### The task
Skip the pictures and quote all of the lines exactly.

### Material provided
** BEGIN **

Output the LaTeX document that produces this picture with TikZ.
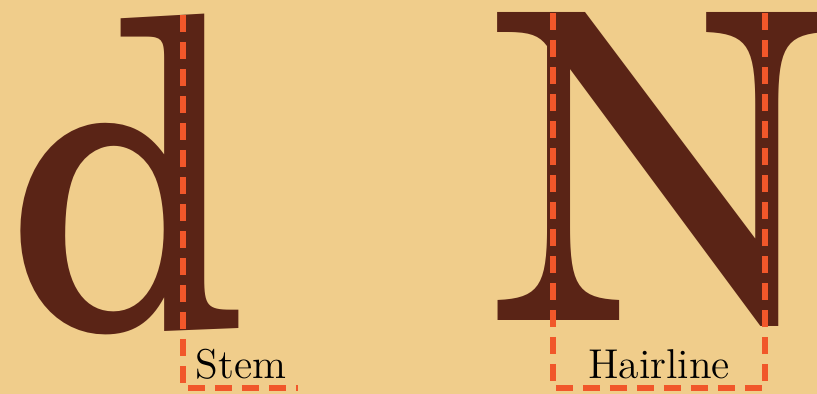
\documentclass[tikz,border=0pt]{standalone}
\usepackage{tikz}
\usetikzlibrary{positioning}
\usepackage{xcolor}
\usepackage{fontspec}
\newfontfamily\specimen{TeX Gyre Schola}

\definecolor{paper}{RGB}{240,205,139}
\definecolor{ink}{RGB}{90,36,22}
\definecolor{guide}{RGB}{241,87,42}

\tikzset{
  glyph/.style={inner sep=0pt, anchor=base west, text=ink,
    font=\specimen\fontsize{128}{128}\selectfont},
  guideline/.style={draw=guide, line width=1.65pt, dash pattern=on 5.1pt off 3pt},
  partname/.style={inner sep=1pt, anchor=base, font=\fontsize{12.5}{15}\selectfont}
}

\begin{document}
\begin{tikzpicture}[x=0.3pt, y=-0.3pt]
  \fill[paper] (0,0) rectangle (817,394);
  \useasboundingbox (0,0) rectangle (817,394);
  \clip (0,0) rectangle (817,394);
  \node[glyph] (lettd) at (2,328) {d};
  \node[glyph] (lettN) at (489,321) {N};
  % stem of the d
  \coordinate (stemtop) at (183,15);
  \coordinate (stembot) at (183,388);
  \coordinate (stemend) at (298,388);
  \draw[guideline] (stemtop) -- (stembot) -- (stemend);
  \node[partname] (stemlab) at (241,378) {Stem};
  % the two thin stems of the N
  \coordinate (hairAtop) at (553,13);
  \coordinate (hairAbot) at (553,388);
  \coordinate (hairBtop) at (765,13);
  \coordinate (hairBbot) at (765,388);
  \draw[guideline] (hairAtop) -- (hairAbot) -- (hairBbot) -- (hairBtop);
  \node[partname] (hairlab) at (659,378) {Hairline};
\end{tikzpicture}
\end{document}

** END **

### Solved exercise
Output the LaTeX document that produces this picture with TikZ.
\documentclass[tikz,border=0pt]{standalone}
\usepackage{tikz}
\usetikzlibrary{positioning}
\usepackage{xcolor}
\usepackage{fontspec}
\newfontfamily\specimen{TeX Gyre Schola}

\definecolor{paper}{RGB}{240,205,139}
\definecolor{ink}{RGB}{90,36,22}
\definecolor{guide}{RGB}{241,87,42}

\tikzset{
  glyph/.style={inner sep=0pt, anchor=base west, text=ink,
    font=\specimen\fontsize{128}{128}\selectfont},
  guideline/.style={draw=guide, line width=1.65pt, dash pattern=on 5.1pt off 3pt},
  partname/.style={inner sep=1pt, anchor=base, font=\fontsize{12.5}{15}\selectfont}
}

\begin{document}
\begin{tikzpicture}[x=0.3pt, y=-0.3pt]
  \fill[paper] (0,0) rectangle (817,394);
  \useasboundingbox (0,0) rectangle (817,394);
  \clip (0,0) rectangle (817,394);
  \node[glyph] (lettd) at (2,328) {d};
  \node[glyph] (lettN) at (489,321) {N};
  % stem of the d
  \coordinate (stemtop) at (183,15);
  \coordinate (stembot) at (183,388);
  \coordinate (stemend) at (298,388);
  \draw[guideline] (stemtop) -- (stembot) -- (stemend);
  \node[partname] (stemlab) at (241,378) {Stem};
  % the two thin stems of the N
  \coordinate (hairAtop) at (553,13);
  \coordinate (hairAbot) at (553,388);
  \coordinate (hairBtop) at (765,13);
  \coordinate (hairBbot) at (765,388);
  \draw[guideline] (hairAtop) -- (hairAbot) -- (hairBbot) -- (hairBtop);
  \node[partname] (hairlab) at (659,378) {Hairline};
\end{tikzpicture}
\end{document}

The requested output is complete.